Is my skeleton alive? 

Is my skeleton alive? 

By Roberta 

The skeleton is the central structure of our body. It provides the framework for our muscles, gives the body its defined shape and allows us to stand and move. Therefore, when we think of our skeleton, we often see it as the foundations of a building, a rigid and inert structure. However, as it turns out, that is actually not the case. Our skeleton is strong, and while part of its stability is owed to its rigid structure, it is very much alive! It contains a large variety of cells, some of which are responsible for its integrity whilst others are  making new cells. In order to understand what these cells do and where they are found, we need to first picture the overall structure of our bones. 

Bone Structure

Most bones consist of a dense rigid outer shell of compact bone, known as the cortex, and a central, less dense net of bone tissue known as trabecular bone, or “spongy bone”, which forms the medullary cavity. The latter is the space that is occupied by our bone marrow, a soft and squishy tissue which is responsible for producing our blood cells. 

Bones also consist of inorganic substances, most of which are minerals, such as Calcium and Phosphorus. This is why milk, an important dietary source of Calcium, is known to help us grow strong and healthy when we are little. 

Bone Cells and Bone Homeostasis

There are three types of cells that contribute to bone homeostasis (how·mee·ow·stay·suhs) which in other words, means bone healthy equilibrium (‘homeo’ = similar, ‘stasis’ = stable,). 
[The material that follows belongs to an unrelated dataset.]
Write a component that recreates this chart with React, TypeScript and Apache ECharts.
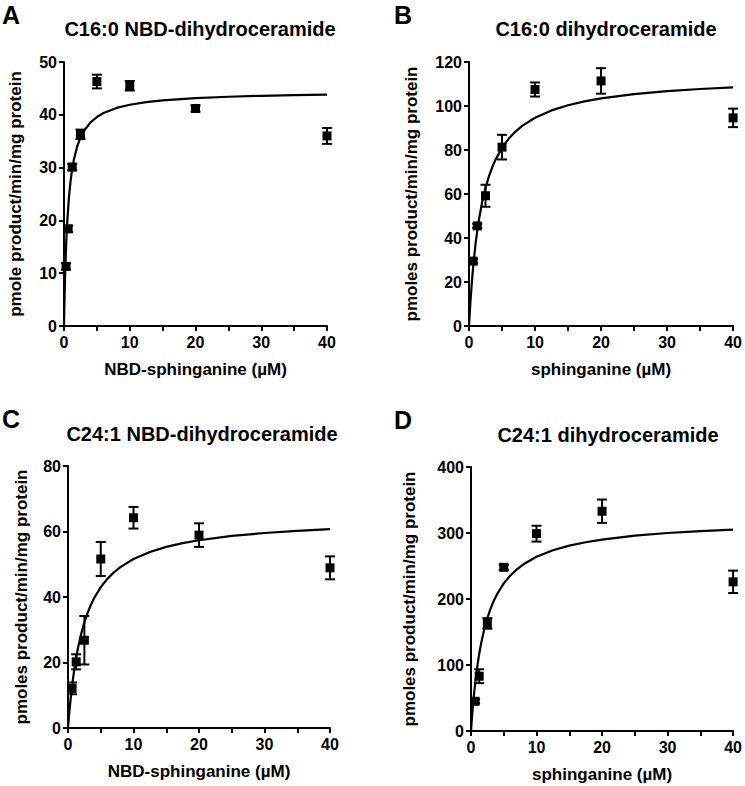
import React, { useEffect, useRef } from "react";
import * as echarts from "echarts";

// ---------- data ----------
const TITLES = ["C16:0 NBD-dihydroceramide", "C16:0 dihydroceramide", "C24:1 NBD-dihydroceramide", "C24:1 dihydroceramide"];
const LETTERS = ["A", "B", "C", "D"];
const X_NAMES = ["NBD-sphinganine (µM)", "sphinganine (µM)", "NBD-sphinganine (µM)", "sphinganine (µM)"];
const Y_NAMES = ["pmole product/min/mg protein", "pmoles product/min/mg protein", "pmoles product/min/mg protein", "pmoles product/min/mg protein"];
const Y_MAX = [50, 120, 80, 400];
const Y_STEP = [10, 20, 20, 100];

// panel A
const A_X = [0.3125, 0.625, 1.25, 2.5, 5, 10, 20, 40];
const A_Y = [11.3, 18.4, 30.1, 36.3, 46.3, 45.5, 41.2, 36.0];
const A_ERR = [0.6, 0.6, 0.6, 0.9, 1.3, 0.9, 0.6, 1.5];
const A_FIT_X = [0, 0.05, 0.1, 0.15, 0.2, 0.3, 0.4, 0.5, 0.75, 1, 1.25, 1.5, 2, 2.5, 3, 4, 5, 6, 8, 10, 12.5, 15, 20, 25, 30, 35, 40];
const A_FIT_Y = [0, 3.3, 6.18, 8.7, 10.85, 14.51, 17.44, 19.87, 24.36, 27.47, 29.75, 31.49, 33.97, 35.66, 36.88, 38.53, 39.59, 40.33, 41.3, 41.9, 42.4, 42.73, 43.16, 43.42, 43.6, 43.73, 43.82];

// panel B
const B_X = [0.625, 1.25, 2.5, 5, 10, 20, 40];
const B_Y = [29.5, 45.5, 59.2, 81.3, 107.5, 111.4, 94.6];
const B_ERR = [1.0, 1.0, 5.0, 5.6, 3.2, 5.8, 4.2];
const FIT_X = [0, 0.1, 0.25, 0.5, 0.75, 1, 1.25, 1.5, 2, 2.5, 3, 3.5, 4, 5, 6, 7, 8, 10, 12.5, 15, 17.5, 20, 25, 30, 35, 40];
const B_FIT_Y = [0, 5.32, 12.45, 22.44, 30.65, 37.5, 43.31, 48.31, 56.44, 62.78, 67.86, 72.03, 75.5, 80.97, 85.07, 88.26, 90.84, 94.68, 98.0, 100.35, 102.12, 103.45, 105.4, 106.74, 107.72, 108.47];

// panel C
const C_X = [0.625, 1.25, 2.5, 5, 10, 20, 40];
const C_Y = [12.1, 20.2, 26.8, 51.6, 64.2, 58.9, 48.9];
const C_ERR = [1.8, 2.3, 7.4, 5.2, 3.3, 3.6, 3.5];
const C_FIT_Y = [0, 2.48, 5.86, 10.75, 14.88, 18.43, 21.5, 24.19, 28.67, 32.25, 35.18, 37.63, 39.69, 43.0, 45.53, 47.52, 49.14, 51.6, 53.75, 55.29, 56.44, 57.33, 58.64, 59.54, 60.2, 60.71];

// panel D
const D_X = [0.625, 1.25, 2.5, 5, 10, 20, 40];
const D_Y = [45, 83, 163, 248, 299, 333, 226];
const D_ERR = [3, 10.5, 8, 4, 12, 17.7, 17];
const D_FIT_Y = [0, 14.02, 32.86, 59.63, 81.86, 100.63, 116.67, 130.54, 153.33, 171.28, 185.77, 197.72, 207.74, 223.61, 235.61, 244.89, 252.55, 263.93, 273.81, 280.81, 286.0, 290.09, 295.96, 300.0, 302.96, 305.21];

const PANEL_X = [A_X, B_X, C_X, D_X];
const PANEL_Y = [A_Y, B_Y, C_Y, D_Y];
const PANEL_ERR = [A_ERR, B_ERR, C_ERR, D_ERR];
const PANEL_FIT_X = [A_FIT_X, FIT_X, FIT_X, FIT_X];
const PANEL_FIT_Y = [A_FIT_Y, B_FIT_Y, C_FIT_Y, D_FIT_Y];

// ---------- layout ----------
const GRIDS = [
  { left: 64, top: 62, width: 263, height: 264 },
  { left: 469, top: 62, width: 265, height: 264 },
  { left: 68, top: 466, width: 262, height: 262 },
  { left: 471, top: 467, width: 264, height: 264 },
];
const TITLE_POS = [
  [195, 27],
  [601, 27],
  [197, 432],
  [603, 433],
];
const LETTER_POS = [
  [2, 3],
  [394, 3],
  [2, 407],
  [394, 408],
];
const Y_NAME_GAP = [40, 49, 38, 53];

const FONT = "'Liberation Sans', Arial, sans-serif";
const INK = "#000";

export default function App() {
  const ref = useRef<HTMLDivElement>(null);
  useEffect(() => {
    if (!ref.current) return;
    const chart = echarts.init(ref.current, undefined, { renderer: "svg" });

    const grid = GRIDS.map((g) => ({ ...g, containLabel: false }));
    const xAxis = GRIDS.map((_, i) => ({
      type: "value",
      gridIndex: i,
      min: 0,
      max: 40,
      interval: 5,
      name: X_NAMES[i],
      nameLocation: "middle",
      nameGap: 35,
      nameTextStyle: { fontFamily: FONT, fontWeight: "bold", fontSize: 17, color: INK },
      axisLine: { show: true, onZero: false, lineStyle: { color: INK, width: 2 } },
      axisTick: { show: true, inside: false, length: 5, lineStyle: { color: INK, width: 2 } },
      axisLabel: {
        fontFamily: FONT,
        fontWeight: "bold",
        fontSize: 16,
        color: INK,
        margin: 8,
        formatter: (v: number) => (v % 10 === 0 ? String(v) : ""),
      },
      splitLine: { show: false },
    }));
    const yAxis = GRIDS.map((_, i) => ({
      type: "value",
      gridIndex: i,
      min: 0,
      max: Y_MAX[i],
      interval: Y_STEP[i],
      name: Y_NAMES[i],
      nameLocation: "middle",
      nameRotate: 90,
      nameGap: Y_NAME_GAP[i],
      nameTextStyle: { fontFamily: FONT, fontWeight: "bold", fontSize: 17, color: INK },
      axisLine: { show: true, onZero: false, lineStyle: { color: INK, width: 2 } },
      axisTick: { show: true, inside: false, length: 5, lineStyle: { color: INK, width: 2 } },
      axisLabel: { fontFamily: FONT, fontWeight: "bold", fontSize: 16, color: INK, margin: 7 },
      splitLine: { show: false },
    }));

    const series: any[] = [];
    for (let i = 0; i < 4; i++) {
      const fit = PANEL_FIT_X[i].map((x, k) => [x, PANEL_FIT_Y[i][k]]);
      series.push({
        type: "line",
        xAxisIndex: i,
        yAxisIndex: i,
        data: fit,
        showSymbol: false,
        smooth: false,
        lineStyle: { color: INK, width: 2.2, join: "round" },
        z: 2,
      });
      const errData = PANEL_X[i].map((x, k) => [x, PANEL_Y[i][k] - PANEL_ERR[i][k], PANEL_Y[i][k] + PANEL_ERR[i][k]]);
      series.push({
        type: "custom",
        xAxisIndex: i,
        yAxisIndex: i,
        data: errData,
        renderItem: (params: any, api: any) => {
          const lo = api.coord([api.value(0), api.value(1)]);
          const hi = api.coord([api.value(0), api.value(2)]);
          const hw = 5;
          const style = { stroke: INK, lineWidth: 2 };
          return {
            type: "group",
            children: [
              { type: "line", shape: { x1: lo[0], y1: lo[1], x2: hi[0], y2: hi[1] }, style },
              { type: "line", shape: { x1: lo[0] - hw, y1: lo[1], x2: lo[0] + hw, y2: lo[1] }, style },
              { type: "line", shape: { x1: hi[0] - hw, y1: hi[1], x2: hi[0] + hw, y2: hi[1] }, style },
            ],
          };
        },
        z: 3,
      });
      series.push({
        type: "scatter",
        xAxisIndex: i,
        yAxisIndex: i,
        data: PANEL_X[i].map((x, k) => [x, PANEL_Y[i][k]]),
        symbol: "rect",
        symbolSize: 9,
        itemStyle: { color: INK, opacity: 1 },
        z: 4,
      });
    }

    const title = TITLES.map((t, i) => ({
      text: t,
      left: TITLE_POS[i][0],
      top: TITLE_POS[i][1] - 13,
      textAlign: "center",
      textStyle: { fontFamily: FONT, fontWeight: "bold", fontSize: 20, color: INK },
    }));

    const graphic = LETTERS.map((l, i) => ({
      type: "text",
      left: LETTER_POS[i][0],
      top: LETTER_POS[i][1] - 1,
      style: { text: l, font: `bold 25px ${FONT}`, fill: INK },
    }));

    chart.setOption({
      animation: false,
      backgroundColor: "#fff",
      title,
      grid,
      xAxis,
      yAxis,
      series,
      graphic,
    });
    return () => chart.dispose();
  }, []);
  return (
    <div
      ref={ref}
      style={{ position: "absolute", left: 0, top: 0, width: 745, height: 786, background: "#fff" }}
    />
  );
}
• Osteoblasts: these are the bone-forming cell, they synthesize bone matrix proteins and minerals.
• Osteoclasts: these are the cells that break down, or “resorb”, bone by secreting acids that digest the proteins and minerals laid down by osteoblasts. This process occurs naturally when we are growing or when we need more free Calcium in our body.
• Osteocytes: these are the mature bone cells, they are the most abundant type of cells in bone tissue and help us detect the mechanical strain on the bone as well as regulate the action of osteoblasts and osteoclasts.

Bone homeostasis is achieved by fine tuning a balance between osteoblasts and osteoclasts activation. This process is tightly controlled by both osteocytes in the bone and circulating hormones in the body. Therefore, bone breakdown and building are always taking place in our bones, this process is known as “bone remodelling”, and sometimes it can be particularly enhanced by certain events in our life, such as growth or injury. However, in other circumstances, this fine balance can be disrupted, resulting in too much bone building or too much bone breakdown. For example, in a condition known as Paget’s disease, osteoclasts are more active than osteoblasts, resulting in the formation of bone tissue that is weak and brittle. This can result in bone deformities, more fractures and higher risk of joint inflammation (arthritis). 

Bone and Blood Cells Production

Blood cells production takes place in the bone marrow, a jelly like substance found in the medullary space of bones. More specifically, there are two types of bone marrow: red and yellow. Red bone marrow contains blood stem cells that can become red blood cells, white blood cells, or platelets, whilst yellow bone marrow is made mostly of fat and contains stem cells that can become cartilage, fat, or bone cells. As we grow up we lose more of the red and gain more of the yellow. 

Red marrow is found mainly in what we call ‘the flat bones’, such as the hip bone, the breastbone, bones of the skull and ribcage, shoulder blades and vertebrae of our spine. An exception to this is the head of our long bones, such as the femur, tibia and humerus. 

The cells that are found here are special cells, otherwise known as stem cells. They are not yet blood cells, but they can be used to create different types of blood cells, and for this reason they are known as “hematopoietic stem cells” (he·​ma·​to·​poi·​et·​ic, haima = blood, poiēsis = to produce) and the process of making new blood cells as “hematopoiesis”. Because this is where the majority of our blood cells are made, if a mistake (such as a mutation) happens during their production, all the cells deriving from that process will be affected. This can be made even worse if the mistake occurs within a hematopoietic stem cell itself. An example of this is the process that is believed to take place in blood cancers such as Leukaemia. 

We have therefore seen how very much alive our bones are, swarming with all kinds of cells, always changing, constantly renewing, building and breaking, interacting with their environment within and out!